Wednesday, March 15, 2006

American Literature Today: Aristocrats or the Street?

WHAT WE HAVE with the April 17th fake "Howl" reading at Columbia University is a small clique of Insider poets and writers exhibiting their privilege. If "poetry" is that which exists inside the academy, then as an art form it's dead.

Fortunately, it's alive and healthy outside the walls. The posers and professors know this, which is why they embrace long-ago outsider poet Allen Ginsberg (and his outsider period) as a way to bolster their scant credibility.

How does their sham continue? Because of literary enablers. Because of a large flock of sheep whose brains are so stunted by academy "training" they're incapable of considering action, much less taking it. They slavishly regurgitate their schooling in snobby imitation of the aristocrats and bureaucrats. They're not poets-- not flesh and blood human beings-- are bloodless anonymous mechanical robots, continuing eternally on-line the same irrelevant discussions from their days pursuing graduate degrees.
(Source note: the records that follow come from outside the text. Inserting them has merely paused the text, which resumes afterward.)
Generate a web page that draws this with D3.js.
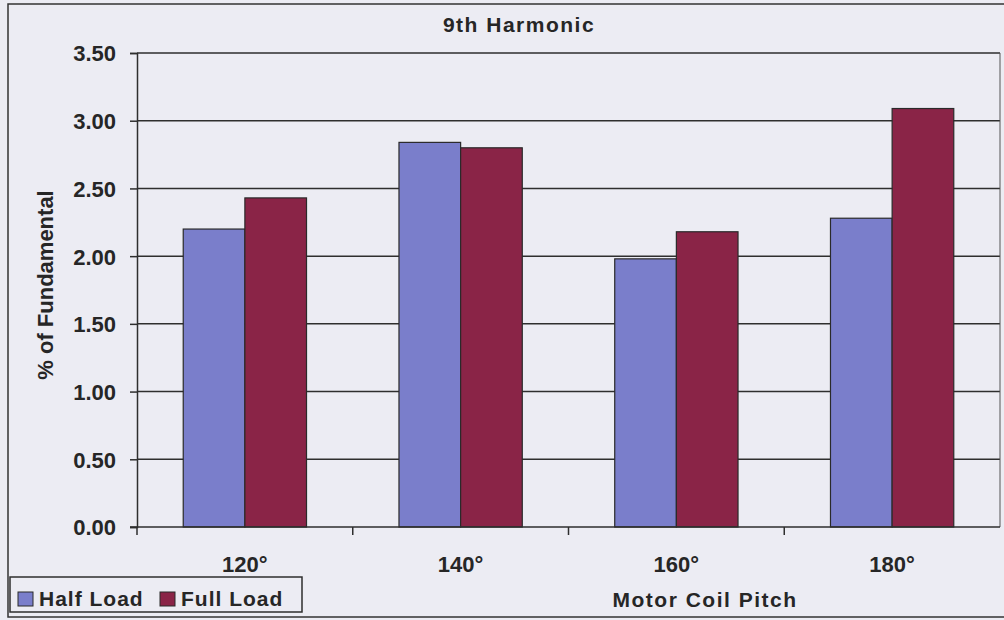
<!DOCTYPE html>
<html>
<head>
<meta charset="utf-8">
<script src="https://cdn.jsdelivr.net/npm/d3@7"></script>
<style>
  html, body { margin: 0; padding: 0; background: #ececf3; }
  svg text { font-family: "Liberation Sans", Arial, sans-serif; font-weight: bold; fill: #262626; }
</style>
</head>
<body>
<div id="chart"></div>
<script>
// chart data
var categories = ["120°", "140°", "160°", "180°"];
var seriesNames = ["Half Load", "Full Load"];
var halfLoad = [2.20, 2.84, 1.98, 2.28];
var fullLoad = [2.43, 2.80, 2.18, 3.09];
var yTicks = [0, 0.5, 1.0, 1.5, 2.0, 2.5, 3.0, 3.5];
var palette = ["#7a7ecb", "#8a2447"];

(function() {
    var width = 1004, height = 620;
    var mLeft = 137, mRight = 1000, mTop = 53, mBottom = 527;

    var rows = categories.map(function(c, i) {
        return { key: c, "Half Load": halfLoad[i], "Full Load": fullLoad[i] };
    });

    var svg = d3.select("#chart").append("svg")
        .attr("width", width).attr("height", height);

    // outer chart border
    svg.append("rect")
        .attr("x", 8).attr("y", 4).attr("width", 1010).attr("height", 613)
        .attr("fill", "#ececf3").attr("stroke", "#333").attr("stroke-width", 1.5);

    // scales
    var x = d3.scaleBand().domain(categories).range([mLeft, mRight]);
    var x1 = d3.scaleBand().domain(seriesNames)
        .range([x.bandwidth() * 0.75 / 3.5, x.bandwidth() * 2.75 / 3.5]);
    var y = d3.scaleLinear().domain([0, 3.5]).range([mBottom, mTop]);
    var z = d3.scaleOrdinal().domain(seriesNames).range(palette);

    // gridlines
    svg.append("g")
      .selectAll("line")
      .data(yTicks.slice(1))
      .enter().append("line")
      .attr("x1", mLeft).attr("x2", mRight)
      .attr("y1", function(d) { return y(d); })
      .attr("y2", function(d) { return y(d); })
      .attr("stroke", "#2e2e2e").attr("stroke-width", 1.5);

    // right edge of plot area
    svg.append("line")
        .attr("x1", mRight).attr("x2", mRight).attr("y1", mTop).attr("y2", mBottom)
        .attr("stroke", "#555").attr("stroke-width", 1);

    // bars
    svg.append("g")
      .selectAll("g")
      .data(rows)
      .enter().append("g")
      .attr("transform", function(d) { return "translate(" + x(d.key) + ",0)"; })
      .selectAll("rect")
      .data(function(d) { return seriesNames.map(function(k) { return { key: k, value: d[k] }; }); })
      .enter().append("rect")
      .attr("x", function(d) { return x1(d.key); })
      .attr("y", function(d) { return y(d.value); })
      .attr("width", x1.bandwidth())
      .attr("height", function(d) { return y(0) - y(d.value); })
      .attr("fill", function(d) { return z(d.key); })
      .attr("stroke", "#2a2a2a").attr("stroke-width", 1.2);

    // y axis
    var yAxis = svg.append("g")
        .attr("transform", "translate(" + mLeft + ",0)")
        .call(d3.axisLeft(y).tickValues(yTicks).tickFormat(d3.format(".2f")).tickSize(7).tickPadding(14));
    yAxis.select(".domain").attr("stroke", "#2e2e2e").attr("stroke-width", 1.5);
    yAxis.selectAll(".tick line").attr("stroke", "#2e2e2e").attr("stroke-width", 1.5);
    yAxis.selectAll("text").attr("font-size", 22).attr("dy", "0.36em")
        .attr("font-family", "Liberation Sans, Arial, sans-serif").attr("fill", "#262626");

    // x axis line with ticks between categories
    svg.append("line")
        .attr("x1", mLeft - 7).attr("x2", mRight).attr("y1", mBottom).attr("y2", mBottom)
        .attr("stroke", "#2e2e2e").attr("stroke-width", 1.5);
    svg.append("g")
      .selectAll("line")
      .data(categories)
      .enter().append("line")
      .attr("x1", function(d) { return x(d); })
      .attr("x2", function(d) { return x(d); })
      .attr("y1", mBottom).attr("y2", mBottom + 8)
      .attr("stroke", "#2e2e2e").attr("stroke-width", 1.5);

    // category labels
    svg.append("g")
      .selectAll("text")
      .data(categories)
      .enter().append("text")
      .text(function(d) { return d; })
      .attr("x", function(d) { return x(d) + x.bandwidth() / 2; })
      .attr("y", 572)
      .attr("text-anchor", "middle")
      .attr("font-size", 22);

    // title
    svg.append("text")
        .text("9th Harmonic")
        .attr("x", 519).attr("y", 32)
        .attr("text-anchor", "middle")
        .attr("font-size", 21).attr("letter-spacing", 1.5);

    // axis titles
    svg.append("text")
        .text("Motor Coil Pitch")
        .attr("x", 705).attr("y", 607)
        .attr("text-anchor", "middle")
        .attr("font-size", 21).attr("letter-spacing", 1.5);

    svg.append("text")
        .text("% of Fundamental")
        .attr("transform", "translate(53,285) rotate(-90)")
        .attr("text-anchor", "middle")
        .attr("font-size", 22);

    // legend
    var legend = svg.append("g");
    legend.append("rect")
        .attr("x", 10).attr("y", 577).attr("width", 292).attr("height", 35)
        .attr("fill", "#ececf3").attr("stroke", "#2e2e2e").attr("stroke-width", 1.5);
    var legendX = [18, 160];
    var item = legend.selectAll("g")
      .data(seriesNames)
      .enter().append("g")
      .attr("transform", function(d, i) { return "translate(" + legendX[i] + ",592)"; });
    item.append("rect")
        .attr("width", 15).attr("height", 14)
        .attr("fill", function(d) { return z(d); })
        .attr("stroke", "#2a2a2a").attr("stroke-width", 1);
    item.append("text")
        .text(function(d) { return d; })
        .attr("x", 21).attr("y", 14)
        .attr("font-size", 21).attr("letter-spacing", 1);
})();
</script>
</body>
</html>
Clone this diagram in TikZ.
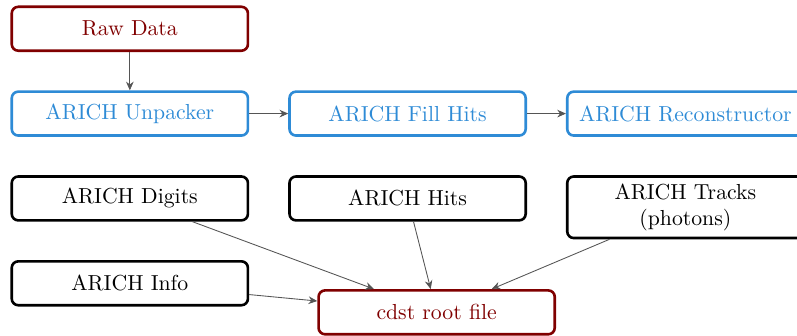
\documentclass[tikz,border=0pt]{standalone}
\usepackage{tikz}
\usetikzlibrary{arrows.meta,positioning,calc}
\definecolor{rawred}{HTML}{800000}
\definecolor{procblue}{HTML}{2E8BD6}
\definecolor{flowgray}{HTML}{555555}

\begin{document}
\begin{tikzpicture}[node distance=0.62cm,
  box/.style={draw, rounded corners=3pt, line width=1.2pt, minimum width=3.82cm, minimum height=0.71cm, align=center},
  rawbox/.style={box, color=rawred},
  procbox/.style={box, color=procblue},
  databox/.style={box, color=black},
  flow/.style={-{Stealth[length=4pt,width=3.5pt]}, flowgray, thin}]
  \useasboundingbox (-2.10,0.465) rectangle ++(12.89,-5.43);

  % input and unpacking chain
  \node[rawbox] (raw) {Raw Data};
  \node[procbox, below=of raw] (unpack) {ARICH Unpacker};
  \node[procbox, right=0.63cm of unpack] (fill) {ARICH Fill Hits};
  \node[procbox, right=0.63cm of fill] (recon) {ARICH Reconstructor};

  % data objects
  \node[databox, below=of unpack] (digits) {ARICH Digits};
  \node[databox, below=of fill] (hits) {ARICH Hits};
  \node[databox, below=of recon] (tracks) {ARICH Tracks\\(photons)};
  \node[databox, below=of digits] (info) {ARICH Info};
  \node[rawbox, right=1.1cm of info, yshift=-0.47cm] (cdst) {cdst root file};

  \draw[flow] (raw) -- (unpack);
  \draw[flow] (unpack) -- (fill);
  \draw[flow] (fill) -- (recon);
  \draw[flow] (digits) -- (cdst);
  \draw[flow] (hits) -- (cdst);
  \draw[flow] (tracks) -- (cdst);
  \draw[flow] (info) -- (cdst);
\end{tikzpicture}
\end{document}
Discuss, discuss, discuss-- the same tired points-of-view, no new perspectives seen; never an impetus or urgency for change. Cultural revolution isn't made by such people.

The struggle of writers in this country is not something to which they can relate. Either they've never struggled themselves-- never suffered or starved for their art-- or they're not really writers. Literature for them isn't an obsession which possesses their souls and minds (as art has been for the greats); is instead a career or a hobby; something to do with their time. Do they care if the state of the art is terrible? Does it matter to them if they raise literature's role in this country? Not really. Change to them is an academic question to be discussed academically, detached from the populace and the larger society.

Give me passionate writers! That's what we want in the ULA. It's what we've brought into our ranks time after time. A few years ago we conducted a ULA Survey. The first question asked writers to rate the importance of literature in their lives on a scale of 1 to 10. ULAers invariably answered with at least an 8. Many said 10. Establishment writers and their demi-puppet followers who responded by contrast seldom gave as answer more than a 5.

There are two questions now to answer.
1.) Is literature worth changing?
2.) How far are you prepared to go to change it?

The ULA exists as an activist organization. It's why we were created. We're here to inject energy into a moribund lit scene. We bring with us voices and change. Watch out! We're coming your way.